The sold out house of 21,801 fans had hardly settled back into their seats when the Impact struck a second time, once again on a play that owed its success to Mapp. Di Vaio was relieved of the ball but it was recovered by Mapp, who got it to Felipe. The Brazilian,looking more and more like last season’s model, got off a shot that was reminiscent of another countryman, slotting it inside the far post with a curling shot that Neymar would have been proud to unleash.

“I think I can’t say if I’m back or not,” he said when asked if he was completely recovered from the abdominal surgery he underwent in the off-season. “I wasn’t playing well for a number of reasons. When we play well we win games. We have to do the same work. We have to do the same thing. Everybody played with heart. That’s the way to win. It’s not a matter of Felipe being back. I’m happy to help the team win and I’m happy to play well. I just want to keep going the way I am now.”

As to the effect that the win might have on team confidence moving forward the Brazilian midfielder linked effort with results.

“I think, for the team, when we play well we can do very good things and we can win games so we just have to keep doing what we’re doing now and we’re going to make the playoffs.”

The Impact came within a hair of taking a three-goal lead into the interval. In the final minute of scheduled time, Mapp made yet another foray up the right side, crossing to Di Vaio but the former Bologna star tripped over the ball. A Bernardello corner in the minute of extra time went into the outside of the net defended by Hall.

Biello’s crew continued its domination in the second half, stretching its lead to 3-0 in the 58th. Denied by a sliding Kofi Sarkodie, a Di Vaio attack turned into a Bernardello corner. The Argentine midfielder’s attempt was headed away from the area by a defender but landed at the feet of Brovsky, who turned the chance into his second goal of the season.

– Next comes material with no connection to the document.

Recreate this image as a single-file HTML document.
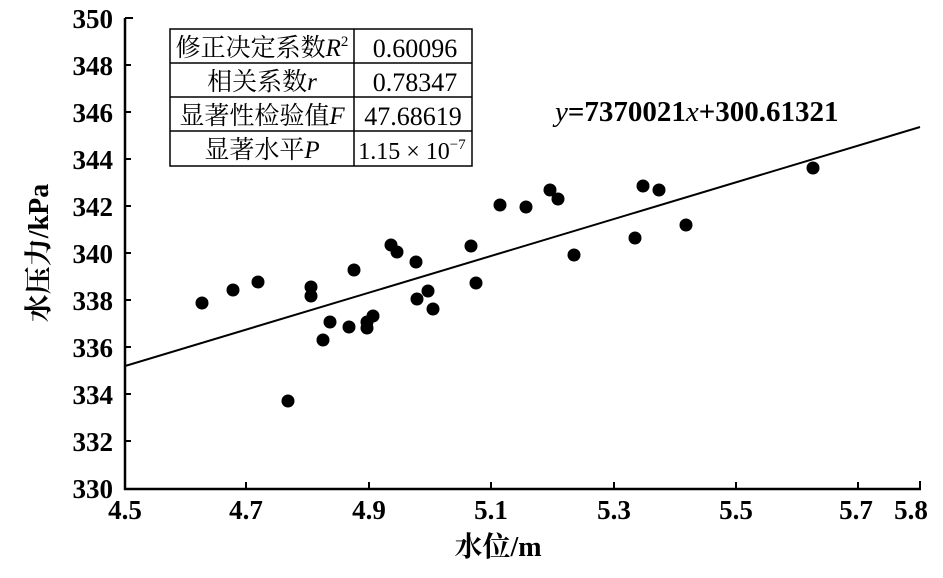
<!DOCTYPE html>
<html><head><meta charset="utf-8"><style>
body{margin:0;background:#fff;}
svg text{font-family:"Liberation Serif","Noto Serif CJK SC",serif;fill:#000;}
</style></head><body>
<svg width="943" height="573" viewBox="0 0 943 573" xmlns="http://www.w3.org/2000/svg">
<g stroke="#000" stroke-width="2.5" fill="none">
<line x1="125" y1="18" x2="125" y2="490"/>
<line x1="124" y1="489" x2="921" y2="489"/>
</g>
<g stroke="#000" stroke-width="2">
<line x1="125" y1="18" x2="133" y2="18"/><line x1="125" y1="65" x2="131" y2="65"/><line x1="125" y1="112" x2="131" y2="112"/><line x1="125" y1="159" x2="131" y2="159"/><line x1="125" y1="206" x2="131" y2="206"/><line x1="125" y1="253" x2="131" y2="253"/><line x1="125" y1="300" x2="131" y2="300"/><line x1="125" y1="347" x2="131" y2="347"/><line x1="125" y1="394" x2="131" y2="394"/><line x1="125" y1="441" x2="131" y2="441"/>
<line x1="246" y1="489" x2="246" y2="482"/><line x1="369" y1="489" x2="369" y2="482"/><line x1="491" y1="489" x2="491" y2="482"/><line x1="614" y1="489" x2="614" y2="482"/><line x1="736" y1="489" x2="736" y2="482"/><line x1="858" y1="489" x2="858" y2="482"/><line x1="920" y1="489" x2="920" y2="481"/>
</g>
<g font-size="27" font-weight="bold" text-anchor="end">
<text x="113" y="28">350</text><text x="113" y="75">348</text><text x="113" y="122">346</text><text x="113" y="169">344</text><text x="113" y="216">342</text><text x="113" y="263">340</text><text x="113" y="310">338</text><text x="113" y="357">336</text><text x="113" y="404">334</text><text x="113" y="451">332</text><text x="113" y="498">330</text>
</g>
<g font-size="27" font-weight="bold" text-anchor="middle">
<text x="125" y="519">4.5</text><text x="246" y="519">4.7</text><text x="369" y="519">4.9</text><text x="491" y="519">5.1</text><text x="614" y="519">5.3</text><text x="736" y="519">5.5</text><text x="856" y="519">5.7</text><text x="911" y="519">5.8</text>
<text x="498" y="556" font-size="28">水位/m</text>
<text transform="translate(48,253) rotate(-90)" font-size="28">水压力/kPa</text>
</g>
<line x1="125" y1="366" x2="920" y2="127" stroke="#000" stroke-width="2"/>
<g fill="#000">
<circle cx="202" cy="303" r="6.5"/><circle cx="233" cy="290" r="6.5"/><circle cx="258" cy="282" r="6.5"/><circle cx="288" cy="401" r="6.5"/><circle cx="311" cy="287" r="6.5"/><circle cx="311" cy="296" r="6.5"/><circle cx="330" cy="322" r="6.5"/><circle cx="323" cy="340" r="6.5"/><circle cx="349" cy="327" r="6.5"/><circle cx="354" cy="270" r="6.5"/><circle cx="367" cy="328" r="6.5"/><circle cx="367" cy="322" r="6.5"/><circle cx="373" cy="316" r="6.5"/><circle cx="391" cy="245" r="6.5"/><circle cx="397" cy="252" r="6.5"/><circle cx="416" cy="262" r="6.5"/><circle cx="417" cy="299" r="6.5"/><circle cx="428" cy="291" r="6.5"/><circle cx="433" cy="309" r="6.5"/><circle cx="471" cy="246" r="6.5"/><circle cx="476" cy="283" r="6.5"/><circle cx="500" cy="205" r="6.5"/><circle cx="526" cy="207" r="6.5"/><circle cx="550" cy="190" r="6.5"/><circle cx="558" cy="199" r="6.5"/><circle cx="574" cy="255" r="6.5"/><circle cx="635" cy="238" r="6.5"/><circle cx="643" cy="186" r="6.5"/><circle cx="659" cy="190" r="6.5"/><circle cx="686" cy="225" r="6.5"/><circle cx="813" cy="168" r="6.5"/>
</g>
<text x="555" y="121" font-size="29"><tspan font-style="italic">y</tspan><tspan font-weight="bold">=7370021</tspan><tspan font-style="italic">x</tspan><tspan font-weight="bold">+300.61321</tspan></text>
<g stroke="#000" stroke-width="1.5" fill="none">
<rect x="170" y="29" width="302" height="137"/>
<line x1="170" y1="63" x2="472" y2="63"/><line x1="170" y1="97" x2="472" y2="97"/><line x1="170" y1="131" x2="472" y2="131"/>
<line x1="354" y1="29" x2="354" y2="166"/>
</g>
<g font-size="25" text-anchor="middle">
<text x="262" y="56">修正决定系数<tspan font-style="italic">R</tspan><tspan font-size="15" dy="-10">2</tspan></text>
<text x="262" y="90">相关系数<tspan font-style="italic">r</tspan></text>
<text x="262" y="124">显著性检验值<tspan font-style="italic">F</tspan></text>
<text x="262" y="158">显著水平<tspan font-style="italic">P</tspan></text>
<text x="415" y="57" font-size="26">0.60096</text>
<text x="415" y="91" font-size="26">0.78347</text>
<text x="413" y="125" font-size="26">47.68619</text>
<text x="412" y="159" font-size="24">1.15 × 10<tspan font-size="15" dy="-10">−7</tspan></text>
</g>
</svg>
</body></html>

“He (Bernardello) is a set-piece master,” Brovsky stated. “He works them in pretty well, puts some good pace on them.

“That’s why the far post run is there,” he continued. “If it gets through you have to be there. That’s my job and fortunately I was there.”

A fourth marker came in the 70th, once again from the boot of Di Vaio, giving him a brace for the evening as well as the MLS scoring lead. A long Felipe chip found a hard-charging Patrice Bernier running alongside Di Vaio, both having slipped behind the defence. The man wearing the captain’s armband slipped the ball to his left and Di Vaio leapfrogged over Vancouver’s Camilo and Chicago’s Mike Magee with his 15th of the present campaign.

Montreal capped off the evening with a fifth goal in the only minute of added time, once again on a play set in motion by a long Felipe pass from the midfield navel. The relay found Andrea Pisanu and the 31-year-old midfielder recorded his first goal of the year.

The Impact takes to the pitch again next Saturday in Philadelphia, once again with Biello directing the team’s fortunes as Schallibaum continues to sit out his most recent suspension.

THROW-INS: The Impact’s return from Guatemala City took a fair bit longer than anticipated after the 1-0 loss to CD Heredia on Wednesday. Scheduled for departure almost immediately after the match, the team’s Air Canada charter was delayed by mechanical problems and as a result the team did not arrive back in Montreal until late Thursday evening.

• Impact gaffer, Marco Schallibaum, has the rest of the month off, his two-game suspension in effect for tonight’s game as well as next Saturday’s tilt against the Union.

• The 1994 Montreal Impact squad was honoured before the opening whistle this evening with Pat Harrington, Rudy Doliscat, Grant Needham and Patrick Diotte among the former players introduced to the crowd.